Prez de la Escocia ignota

Ahora que la ginebra parece atravesar su momento más dulce y prestigioso, y que los rones con mucha solera se hacen cada vez más visibles en el mercado sin que por ello pierdan comba los de orientación más festiva y coctelera, el whisky puede aparecer como una bebida intensa y dura para bebedores serios. Tampoco hay nada de malo en ello, después de tantos años de productos adocenados que han mermado esa idea noble y elevada que este aguardiente tan seco y a la vez aromático nunca debió perder.

Porque la del whisky es una historia de paciencia y riesgo, sabiduría lentamente transmitida y aventura a partes iguales.  Los monjes en sus abadías fueron los primeros en proceder a su destilación y, aunque todo indica que se hacía desde fecha muy anterior, el primer documento de que hay constancia nos emplaza en las postrimerías del siglo XVI. De todos modos, aquel espirituoso todavía era algo bastante distinto de lo que en los siglos posteriores llegaría a ser. Fue a lo largo del XVIII y principios del XIX que adquiriría su personalidad distintiva, mientras goteaba de los alambiques de sótanos clandestinos y contrabandistas mercadeaban con él para evitar pagar impuestos a una corona inglesa a la que no hacía tantos años muchos habían combatido.

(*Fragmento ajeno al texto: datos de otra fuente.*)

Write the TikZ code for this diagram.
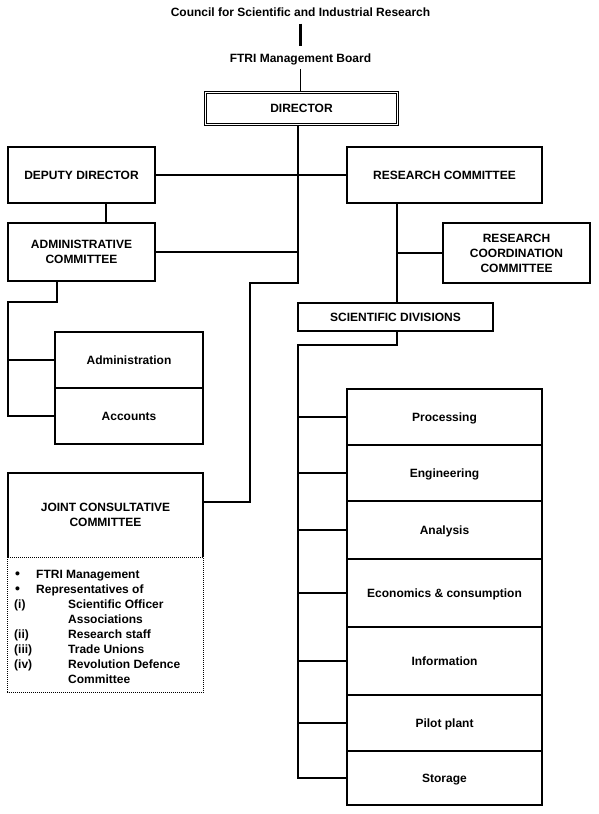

Es a partir de la segunda mitad del XIX que el negocio se establece en unos términos más regulares, tras la abolición de las tasas desmesuradas y la introducción de algunas de las mejoras técnicas que dieron al aguardiente de malta (a veces mezclado con aguardiente de grano en los populares “blended” , que realmente es la forma si no más excelsa si más popular y consumida de la bebida en el mundo) su final definición. Eso no significa que todo rodara sin sobresaltos: el diezmo humano y económico de la Primera Guerra Mundial, la Ley Seca americana o  la competencia de otros productos fueron piedras de toque gracias a las que el whisky engrandeció su leyenda y forjó el carácter de las destilerías que aguantaron todos esos embates.
Sin embargo, hoy muchas de esas compañías han dejado de ser el orgullo de una familia o comunidad propietaria para integrarse en una multinacional, sin que ello tenga que suponer perjuicio de su calidad, pues el proceso de producción apenas se ha alterado en este tiempo. La gigante Diageo posee 15 de los single malt más reputados, con nombres de tanto relieve  comoLagavulin, Talisker o Caol Ila entre sus abanderados, mientras que grupos como Bacardi y  Pernod también participan del negocio.  Pero también hay otras muchas gestionadas por fabricantes independientes o simplemente menos conocidos y que gozan del más alto aprecio de los aficionados y catadores especializados.

Por citar apenas uno de cada una de las regiones productoras, una buena iniciación en esta cara oculta del whisky escocés podría comenzar con un Glengoyne del sur de las Highlands, seguir por los largos, ajerezados y simplemente soberbios Glen Grant de Speyside, detenerse lo necesario en algunos de los mejores Bladnoch de las Lowlands (una zona que ha padecido una seria extinción de históricas destilerías)  y rematar con un suave y ahumado Bunnahabhain de Islay, la más activa de las Hébridas productoras de whisky.